Yes, this is an exercise in futility. The oxalis will be back, though I tell myself that I am at last providing a pretty solid interruption to its optimal life cycle, so must be doing some kind of good.
My technique is to get stuck in with a trowel and loosen beneath the plant and tweak its long root from the soil. Then I sift the soil in my fingers plucking as many little tendrils of surrounding white root as I can. I realise that the goal should be to dig down and find the corms that are literally the root of the problem, but that means significant disturbance, and is hard in an establishing garden.
So, every wee while I spend at least a day, more, picking over every inch of quite large garden areas with a trowel and a bucket. I get there. The sea of shamrocky leaf is diminished and the bi product is something I have come to really value.
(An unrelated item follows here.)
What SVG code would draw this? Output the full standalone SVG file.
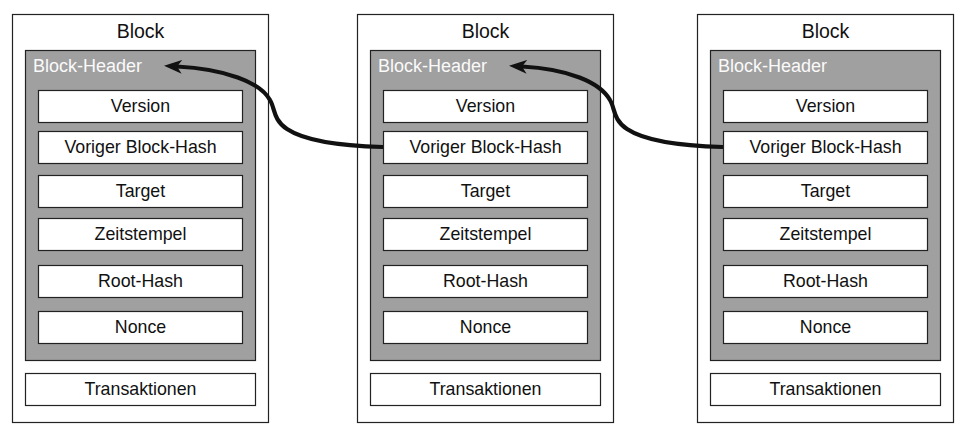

What’s that? A true, granular intimacy with this garden, the soil and the plants in it. Digging over every inch, running that soil through my bare fingers, loosening, turning. I know its texture, its moisture, its scent and feeling. I know the condition of every plant from close inspection. I crawl into it, I move among it. And for that, I thank the oxalis.
hullo :) I think the every inch bit almost compensates? I suspect a garden without weeds is a little unknown ...
Ah, the oxalis battle, I know this one well.
Hand weeding can be meditative...sometimes, and yes you end up knowing every inch of the garden. I guess that's good?
I used to weed my mother's garden near Mansfield...other culprits as well, soapwort for one.